**RECORDS FOR PROCESSING**
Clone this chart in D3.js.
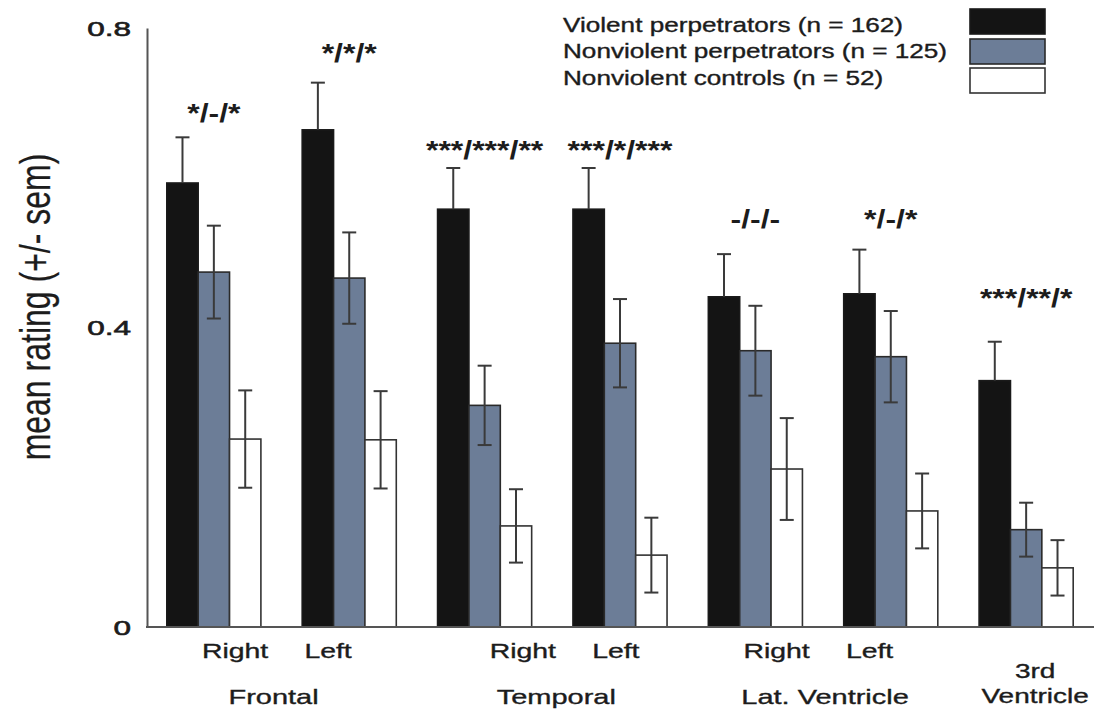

---

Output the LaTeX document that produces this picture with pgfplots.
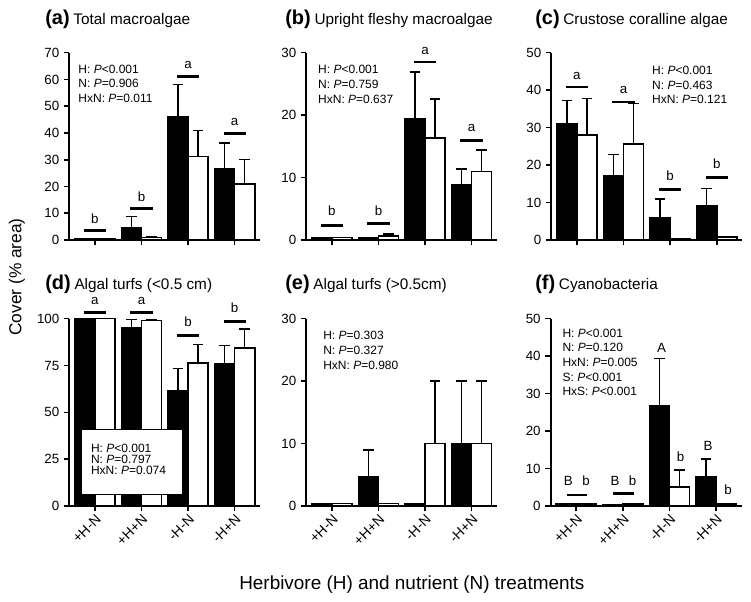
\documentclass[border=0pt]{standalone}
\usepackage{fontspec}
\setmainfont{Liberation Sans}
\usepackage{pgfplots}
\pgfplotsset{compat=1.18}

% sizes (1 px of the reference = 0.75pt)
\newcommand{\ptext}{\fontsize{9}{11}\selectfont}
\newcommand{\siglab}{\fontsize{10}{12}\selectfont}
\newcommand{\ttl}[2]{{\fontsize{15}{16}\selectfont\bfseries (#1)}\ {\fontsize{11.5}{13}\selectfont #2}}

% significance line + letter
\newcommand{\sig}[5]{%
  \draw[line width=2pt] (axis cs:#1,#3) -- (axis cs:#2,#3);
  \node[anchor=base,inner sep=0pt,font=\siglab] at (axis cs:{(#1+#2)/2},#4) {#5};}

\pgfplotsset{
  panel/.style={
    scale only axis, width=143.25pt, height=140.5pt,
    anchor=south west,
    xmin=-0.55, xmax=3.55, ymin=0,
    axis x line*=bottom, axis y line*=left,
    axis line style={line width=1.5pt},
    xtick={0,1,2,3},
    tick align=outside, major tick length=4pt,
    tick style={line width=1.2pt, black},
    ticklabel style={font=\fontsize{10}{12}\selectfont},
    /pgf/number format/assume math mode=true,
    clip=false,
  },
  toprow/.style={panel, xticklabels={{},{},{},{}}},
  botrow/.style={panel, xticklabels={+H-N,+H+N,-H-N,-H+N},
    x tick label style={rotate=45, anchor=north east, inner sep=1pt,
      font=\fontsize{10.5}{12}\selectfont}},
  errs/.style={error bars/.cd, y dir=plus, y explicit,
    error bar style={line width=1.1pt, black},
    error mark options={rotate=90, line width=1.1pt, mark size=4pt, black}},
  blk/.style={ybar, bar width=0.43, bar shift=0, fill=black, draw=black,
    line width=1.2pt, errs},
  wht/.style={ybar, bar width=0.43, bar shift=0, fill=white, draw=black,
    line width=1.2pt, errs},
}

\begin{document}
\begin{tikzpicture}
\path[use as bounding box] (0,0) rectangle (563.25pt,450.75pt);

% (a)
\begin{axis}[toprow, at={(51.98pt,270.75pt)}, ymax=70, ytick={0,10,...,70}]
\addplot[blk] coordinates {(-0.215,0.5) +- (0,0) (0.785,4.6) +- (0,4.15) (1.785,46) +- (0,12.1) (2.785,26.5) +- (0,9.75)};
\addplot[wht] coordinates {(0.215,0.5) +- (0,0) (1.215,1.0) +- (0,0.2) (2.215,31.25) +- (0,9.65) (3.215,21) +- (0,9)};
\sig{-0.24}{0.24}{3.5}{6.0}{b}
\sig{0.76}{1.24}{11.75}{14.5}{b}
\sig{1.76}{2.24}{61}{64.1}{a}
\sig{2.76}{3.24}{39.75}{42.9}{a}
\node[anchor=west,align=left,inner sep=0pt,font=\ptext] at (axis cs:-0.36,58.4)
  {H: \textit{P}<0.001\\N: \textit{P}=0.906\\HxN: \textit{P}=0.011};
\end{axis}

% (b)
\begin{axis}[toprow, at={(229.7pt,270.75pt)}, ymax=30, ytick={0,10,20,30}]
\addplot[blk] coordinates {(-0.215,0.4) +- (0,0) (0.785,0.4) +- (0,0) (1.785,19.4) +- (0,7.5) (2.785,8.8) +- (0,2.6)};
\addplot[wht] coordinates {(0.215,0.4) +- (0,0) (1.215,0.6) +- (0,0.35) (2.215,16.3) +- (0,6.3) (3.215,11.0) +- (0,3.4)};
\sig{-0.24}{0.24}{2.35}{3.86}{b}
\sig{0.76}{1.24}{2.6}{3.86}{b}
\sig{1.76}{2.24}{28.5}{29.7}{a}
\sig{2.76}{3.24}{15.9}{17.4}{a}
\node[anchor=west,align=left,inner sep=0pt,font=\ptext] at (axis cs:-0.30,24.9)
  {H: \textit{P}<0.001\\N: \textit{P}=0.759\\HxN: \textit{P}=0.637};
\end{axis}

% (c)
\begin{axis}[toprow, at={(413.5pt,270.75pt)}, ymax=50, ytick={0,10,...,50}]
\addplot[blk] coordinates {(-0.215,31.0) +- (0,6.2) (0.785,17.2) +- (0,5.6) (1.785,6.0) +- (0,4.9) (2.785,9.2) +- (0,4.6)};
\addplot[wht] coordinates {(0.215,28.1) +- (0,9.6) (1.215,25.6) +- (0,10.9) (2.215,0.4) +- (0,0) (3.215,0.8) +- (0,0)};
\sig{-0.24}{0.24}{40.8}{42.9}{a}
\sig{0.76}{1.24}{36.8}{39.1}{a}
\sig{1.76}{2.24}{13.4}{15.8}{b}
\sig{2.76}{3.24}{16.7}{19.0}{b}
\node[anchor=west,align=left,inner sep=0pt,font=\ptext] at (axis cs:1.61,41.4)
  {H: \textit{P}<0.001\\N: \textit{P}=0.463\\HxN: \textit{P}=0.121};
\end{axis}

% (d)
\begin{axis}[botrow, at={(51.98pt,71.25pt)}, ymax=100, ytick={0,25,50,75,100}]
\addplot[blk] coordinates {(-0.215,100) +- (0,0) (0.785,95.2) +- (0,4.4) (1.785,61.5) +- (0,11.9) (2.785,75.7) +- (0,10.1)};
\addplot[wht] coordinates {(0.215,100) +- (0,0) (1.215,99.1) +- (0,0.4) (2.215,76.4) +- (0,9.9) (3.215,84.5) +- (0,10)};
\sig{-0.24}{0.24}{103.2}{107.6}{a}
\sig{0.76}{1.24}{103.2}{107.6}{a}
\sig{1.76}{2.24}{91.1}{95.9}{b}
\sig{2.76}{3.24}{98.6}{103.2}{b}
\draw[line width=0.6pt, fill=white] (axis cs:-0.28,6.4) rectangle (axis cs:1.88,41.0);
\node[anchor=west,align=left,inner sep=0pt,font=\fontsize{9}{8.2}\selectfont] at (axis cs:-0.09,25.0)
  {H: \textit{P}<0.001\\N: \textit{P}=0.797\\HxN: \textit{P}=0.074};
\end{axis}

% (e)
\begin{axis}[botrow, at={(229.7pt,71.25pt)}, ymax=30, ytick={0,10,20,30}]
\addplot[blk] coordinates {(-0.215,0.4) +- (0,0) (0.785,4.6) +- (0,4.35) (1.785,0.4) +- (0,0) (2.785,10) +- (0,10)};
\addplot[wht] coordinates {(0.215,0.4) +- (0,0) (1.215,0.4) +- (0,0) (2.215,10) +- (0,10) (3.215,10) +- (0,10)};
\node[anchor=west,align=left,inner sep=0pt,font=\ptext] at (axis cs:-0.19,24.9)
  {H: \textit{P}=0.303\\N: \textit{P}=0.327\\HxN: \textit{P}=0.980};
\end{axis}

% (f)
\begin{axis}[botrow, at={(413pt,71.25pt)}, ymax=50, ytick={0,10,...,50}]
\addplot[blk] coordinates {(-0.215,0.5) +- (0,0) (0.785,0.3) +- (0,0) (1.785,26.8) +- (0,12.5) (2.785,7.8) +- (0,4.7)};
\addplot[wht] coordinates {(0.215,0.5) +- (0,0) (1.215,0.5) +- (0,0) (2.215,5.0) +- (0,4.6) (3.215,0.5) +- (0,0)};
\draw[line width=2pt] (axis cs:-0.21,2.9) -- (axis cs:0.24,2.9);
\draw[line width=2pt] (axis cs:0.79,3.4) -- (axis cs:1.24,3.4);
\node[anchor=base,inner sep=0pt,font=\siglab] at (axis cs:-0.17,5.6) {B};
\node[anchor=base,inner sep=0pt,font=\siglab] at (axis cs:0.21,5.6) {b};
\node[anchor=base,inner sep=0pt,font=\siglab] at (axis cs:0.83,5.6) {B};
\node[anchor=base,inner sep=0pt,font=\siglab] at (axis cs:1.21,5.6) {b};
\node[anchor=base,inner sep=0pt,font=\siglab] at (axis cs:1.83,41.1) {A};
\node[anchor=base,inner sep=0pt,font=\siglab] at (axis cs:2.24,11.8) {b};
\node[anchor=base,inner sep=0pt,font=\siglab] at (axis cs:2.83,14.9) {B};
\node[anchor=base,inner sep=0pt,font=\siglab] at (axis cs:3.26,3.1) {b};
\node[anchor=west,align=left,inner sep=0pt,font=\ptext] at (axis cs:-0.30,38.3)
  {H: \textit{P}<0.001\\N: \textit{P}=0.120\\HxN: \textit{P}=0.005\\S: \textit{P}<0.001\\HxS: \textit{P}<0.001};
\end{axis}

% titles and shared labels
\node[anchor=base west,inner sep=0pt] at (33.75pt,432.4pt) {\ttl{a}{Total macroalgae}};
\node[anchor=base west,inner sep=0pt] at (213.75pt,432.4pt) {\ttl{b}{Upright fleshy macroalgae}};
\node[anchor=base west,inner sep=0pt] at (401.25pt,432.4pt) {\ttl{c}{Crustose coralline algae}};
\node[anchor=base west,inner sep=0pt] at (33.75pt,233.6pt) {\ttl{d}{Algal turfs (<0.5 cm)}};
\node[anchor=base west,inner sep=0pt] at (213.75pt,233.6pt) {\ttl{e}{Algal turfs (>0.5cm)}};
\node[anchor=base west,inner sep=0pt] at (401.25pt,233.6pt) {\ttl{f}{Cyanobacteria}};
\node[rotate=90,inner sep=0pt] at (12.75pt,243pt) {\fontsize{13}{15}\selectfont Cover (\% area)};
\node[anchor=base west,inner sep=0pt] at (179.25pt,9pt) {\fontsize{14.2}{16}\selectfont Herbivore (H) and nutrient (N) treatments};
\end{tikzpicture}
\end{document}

--

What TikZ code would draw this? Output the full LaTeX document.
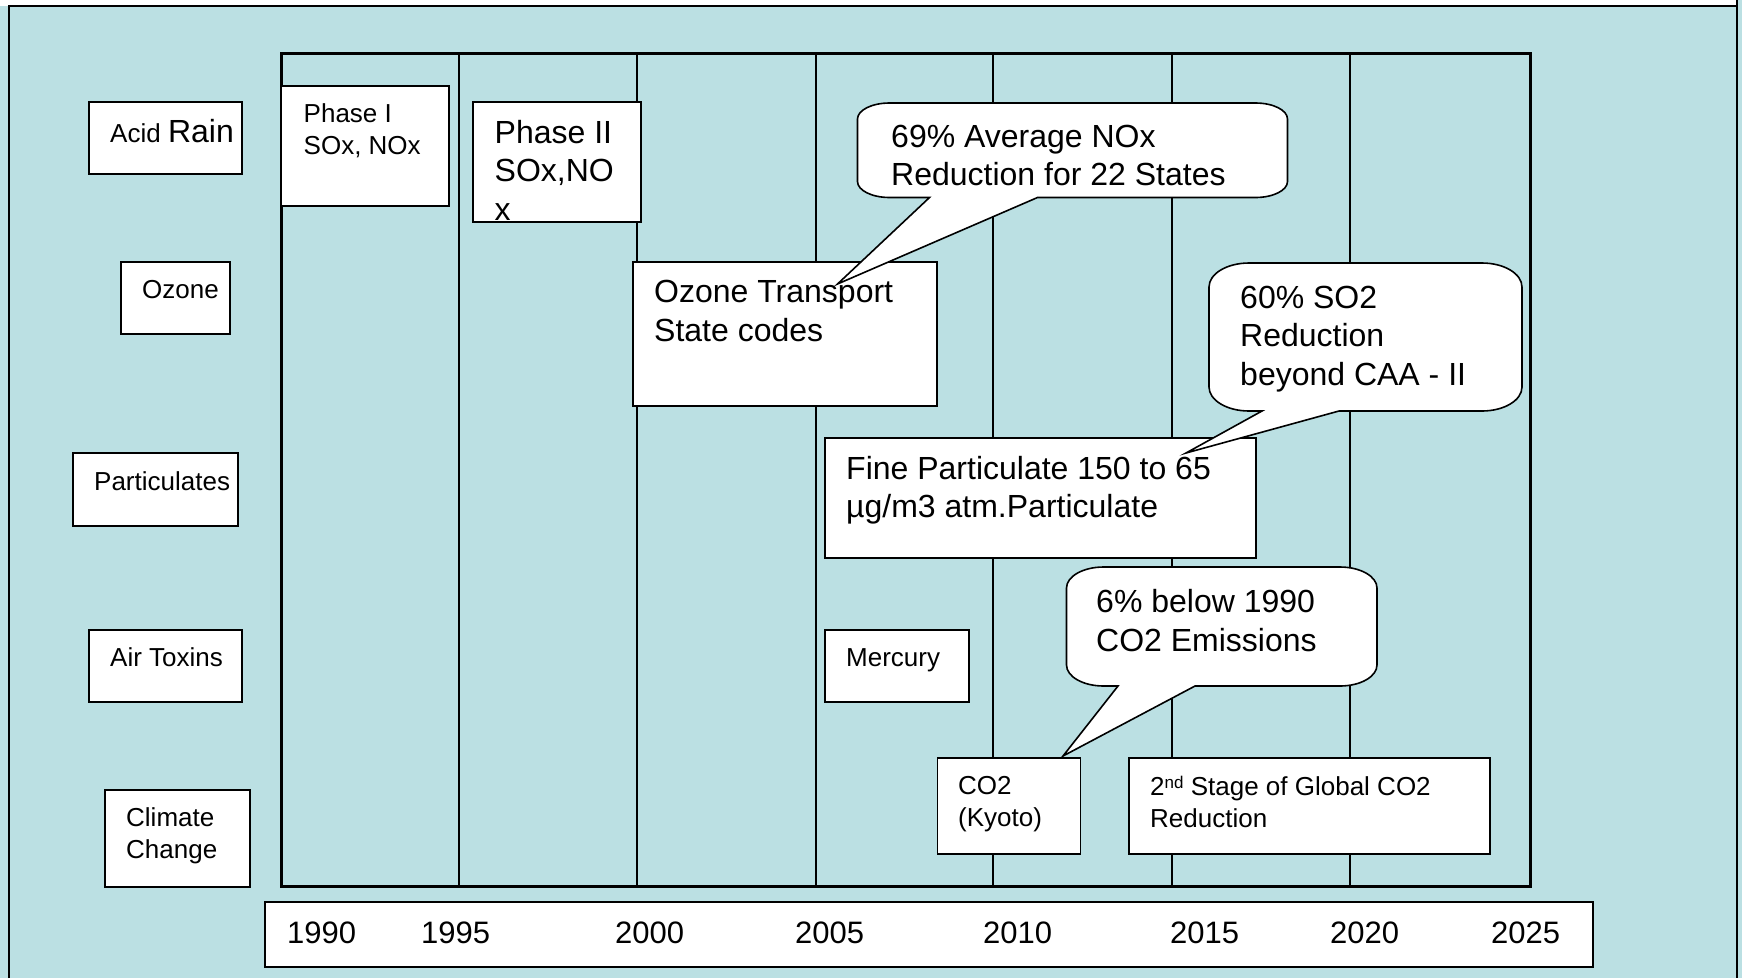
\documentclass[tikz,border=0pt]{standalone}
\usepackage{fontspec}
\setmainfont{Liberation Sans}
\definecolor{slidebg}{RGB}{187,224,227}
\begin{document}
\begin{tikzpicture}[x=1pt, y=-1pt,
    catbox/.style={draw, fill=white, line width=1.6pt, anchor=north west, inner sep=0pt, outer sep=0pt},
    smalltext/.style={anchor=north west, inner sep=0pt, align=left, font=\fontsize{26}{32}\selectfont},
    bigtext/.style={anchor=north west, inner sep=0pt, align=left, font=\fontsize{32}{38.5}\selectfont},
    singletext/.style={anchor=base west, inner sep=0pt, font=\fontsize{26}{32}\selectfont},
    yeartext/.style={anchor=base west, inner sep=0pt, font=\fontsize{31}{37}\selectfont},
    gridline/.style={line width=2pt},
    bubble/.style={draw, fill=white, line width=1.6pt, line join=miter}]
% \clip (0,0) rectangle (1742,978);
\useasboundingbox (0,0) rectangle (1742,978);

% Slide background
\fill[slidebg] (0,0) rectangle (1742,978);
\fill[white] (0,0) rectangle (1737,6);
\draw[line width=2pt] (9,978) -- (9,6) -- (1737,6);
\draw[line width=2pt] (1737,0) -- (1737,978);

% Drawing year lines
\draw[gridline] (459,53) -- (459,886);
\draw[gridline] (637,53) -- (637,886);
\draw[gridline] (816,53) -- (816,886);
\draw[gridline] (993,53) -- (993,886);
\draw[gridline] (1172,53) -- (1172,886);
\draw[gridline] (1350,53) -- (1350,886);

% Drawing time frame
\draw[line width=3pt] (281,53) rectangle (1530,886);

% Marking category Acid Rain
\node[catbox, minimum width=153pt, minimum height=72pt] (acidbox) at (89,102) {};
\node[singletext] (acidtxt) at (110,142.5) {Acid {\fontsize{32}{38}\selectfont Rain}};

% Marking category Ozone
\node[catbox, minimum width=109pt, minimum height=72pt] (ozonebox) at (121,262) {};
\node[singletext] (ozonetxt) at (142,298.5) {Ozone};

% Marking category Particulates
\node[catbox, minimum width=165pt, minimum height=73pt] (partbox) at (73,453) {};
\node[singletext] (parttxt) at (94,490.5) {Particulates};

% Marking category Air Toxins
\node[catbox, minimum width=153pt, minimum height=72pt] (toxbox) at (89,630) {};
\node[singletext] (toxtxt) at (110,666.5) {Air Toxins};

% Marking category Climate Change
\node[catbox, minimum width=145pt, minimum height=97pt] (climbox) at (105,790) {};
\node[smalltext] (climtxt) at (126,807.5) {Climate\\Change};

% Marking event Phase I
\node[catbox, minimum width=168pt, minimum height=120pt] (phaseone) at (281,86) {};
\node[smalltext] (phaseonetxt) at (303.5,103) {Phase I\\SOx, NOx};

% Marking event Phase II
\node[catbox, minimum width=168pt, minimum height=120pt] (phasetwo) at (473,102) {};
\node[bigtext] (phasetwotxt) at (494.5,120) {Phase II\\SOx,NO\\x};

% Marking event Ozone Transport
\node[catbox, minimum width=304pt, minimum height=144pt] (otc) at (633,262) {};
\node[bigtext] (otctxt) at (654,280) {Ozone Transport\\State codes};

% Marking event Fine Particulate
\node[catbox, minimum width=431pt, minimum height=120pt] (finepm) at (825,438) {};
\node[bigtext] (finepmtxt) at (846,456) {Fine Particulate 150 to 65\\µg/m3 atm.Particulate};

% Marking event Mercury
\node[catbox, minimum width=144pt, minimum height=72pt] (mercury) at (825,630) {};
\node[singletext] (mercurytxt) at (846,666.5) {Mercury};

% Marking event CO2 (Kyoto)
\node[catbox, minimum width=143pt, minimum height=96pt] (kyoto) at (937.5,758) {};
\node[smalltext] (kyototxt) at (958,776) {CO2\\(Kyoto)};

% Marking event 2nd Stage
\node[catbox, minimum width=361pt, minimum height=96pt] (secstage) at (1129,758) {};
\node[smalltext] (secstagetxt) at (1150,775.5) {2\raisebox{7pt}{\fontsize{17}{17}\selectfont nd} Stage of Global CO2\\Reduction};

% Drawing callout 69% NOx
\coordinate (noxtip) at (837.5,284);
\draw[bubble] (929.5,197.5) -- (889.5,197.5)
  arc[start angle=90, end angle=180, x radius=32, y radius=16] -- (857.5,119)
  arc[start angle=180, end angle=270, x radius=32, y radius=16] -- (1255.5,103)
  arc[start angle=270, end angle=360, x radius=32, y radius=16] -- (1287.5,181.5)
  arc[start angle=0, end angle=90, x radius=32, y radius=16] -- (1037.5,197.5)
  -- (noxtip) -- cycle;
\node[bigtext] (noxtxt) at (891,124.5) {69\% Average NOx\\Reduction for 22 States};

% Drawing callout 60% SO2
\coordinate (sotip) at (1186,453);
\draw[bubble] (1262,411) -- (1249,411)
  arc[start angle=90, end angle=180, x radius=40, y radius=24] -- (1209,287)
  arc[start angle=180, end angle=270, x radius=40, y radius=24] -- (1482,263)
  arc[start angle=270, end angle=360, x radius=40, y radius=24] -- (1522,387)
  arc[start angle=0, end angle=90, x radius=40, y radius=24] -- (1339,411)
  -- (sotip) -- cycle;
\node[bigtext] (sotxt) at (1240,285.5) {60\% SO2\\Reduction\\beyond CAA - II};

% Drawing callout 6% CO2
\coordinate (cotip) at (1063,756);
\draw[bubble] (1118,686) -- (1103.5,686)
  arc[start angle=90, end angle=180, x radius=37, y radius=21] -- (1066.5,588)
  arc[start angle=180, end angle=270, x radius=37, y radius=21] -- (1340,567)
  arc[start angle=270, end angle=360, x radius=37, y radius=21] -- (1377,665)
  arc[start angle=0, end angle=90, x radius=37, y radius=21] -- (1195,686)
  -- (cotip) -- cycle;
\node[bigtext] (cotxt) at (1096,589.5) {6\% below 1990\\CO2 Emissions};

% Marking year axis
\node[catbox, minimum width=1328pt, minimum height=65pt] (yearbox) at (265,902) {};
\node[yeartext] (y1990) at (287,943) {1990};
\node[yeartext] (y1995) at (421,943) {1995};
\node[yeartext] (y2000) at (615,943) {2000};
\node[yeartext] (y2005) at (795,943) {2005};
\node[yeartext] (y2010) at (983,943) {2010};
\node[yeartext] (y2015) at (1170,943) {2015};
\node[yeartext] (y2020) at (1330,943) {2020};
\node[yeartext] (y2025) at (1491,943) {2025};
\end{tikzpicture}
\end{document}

**TASK TO CARRY OUT**
Pictures do not belong in the copy. Reproduce exactly the lines from the one with "What TikZ code" to the one with "(toxtxt) at (110,666.5)", both lines included.

**COMPLETE OUTPUT**
What TikZ code would draw this? Output the full LaTeX document.
\documentclass[tikz,border=0pt]{standalone}
\usepackage{fontspec}
\setmainfont{Liberation Sans}
\definecolor{slidebg}{RGB}{187,224,227}
\begin{document}
\begin{tikzpicture}[x=1pt, y=-1pt,
    catbox/.style={draw, fill=white, line width=1.6pt, anchor=north west, inner sep=0pt, outer sep=0pt},
    smalltext/.style={anchor=north west, inner sep=0pt, align=left, font=\fontsize{26}{32}\selectfont},
    bigtext/.style={anchor=north west, inner sep=0pt, align=left, font=\fontsize{32}{38.5}\selectfont},
    singletext/.style={anchor=base west, inner sep=0pt, font=\fontsize{26}{32}\selectfont},
    yeartext/.style={anchor=base west, inner sep=0pt, font=\fontsize{31}{37}\selectfont},
    gridline/.style={line width=2pt},
    bubble/.style={draw, fill=white, line width=1.6pt, line join=miter}]
% \clip (0,0) rectangle (1742,978);
\useasboundingbox (0,0) rectangle (1742,978);

% Slide background
\fill[slidebg] (0,0) rectangle (1742,978);
\fill[white] (0,0) rectangle (1737,6);
\draw[line width=2pt] (9,978) -- (9,6) -- (1737,6);
\draw[line width=2pt] (1737,0) -- (1737,978);

% Drawing year lines
\draw[gridline] (459,53) -- (459,886);
\draw[gridline] (637,53) -- (637,886);
\draw[gridline] (816,53) -- (816,886);
\draw[gridline] (993,53) -- (993,886);
\draw[gridline] (1172,53) -- (1172,886);
\draw[gridline] (1350,53) -- (1350,886);

% Drawing time frame
\draw[line width=3pt] (281,53) rectangle (1530,886);

% Marking category Acid Rain
\node[catbox, minimum width=153pt, minimum height=72pt] (acidbox) at (89,102) {};
\node[singletext] (acidtxt) at (110,142.5) {Acid {\fontsize{32}{38}\selectfont Rain}};

% Marking category Ozone
\node[catbox, minimum width=109pt, minimum height=72pt] (ozonebox) at (121,262) {};
\node[singletext] (ozonetxt) at (142,298.5) {Ozone};

% Marking category Particulates
\node[catbox, minimum width=165pt, minimum height=73pt] (partbox) at (73,453) {};
\node[singletext] (parttxt) at (94,490.5) {Particulates};

% Marking category Air Toxins
\node[catbox, minimum width=153pt, minimum height=72pt] (toxbox) at (89,630) {};
\node[singletext] (toxtxt) at (110,666.5) {Air Toxins};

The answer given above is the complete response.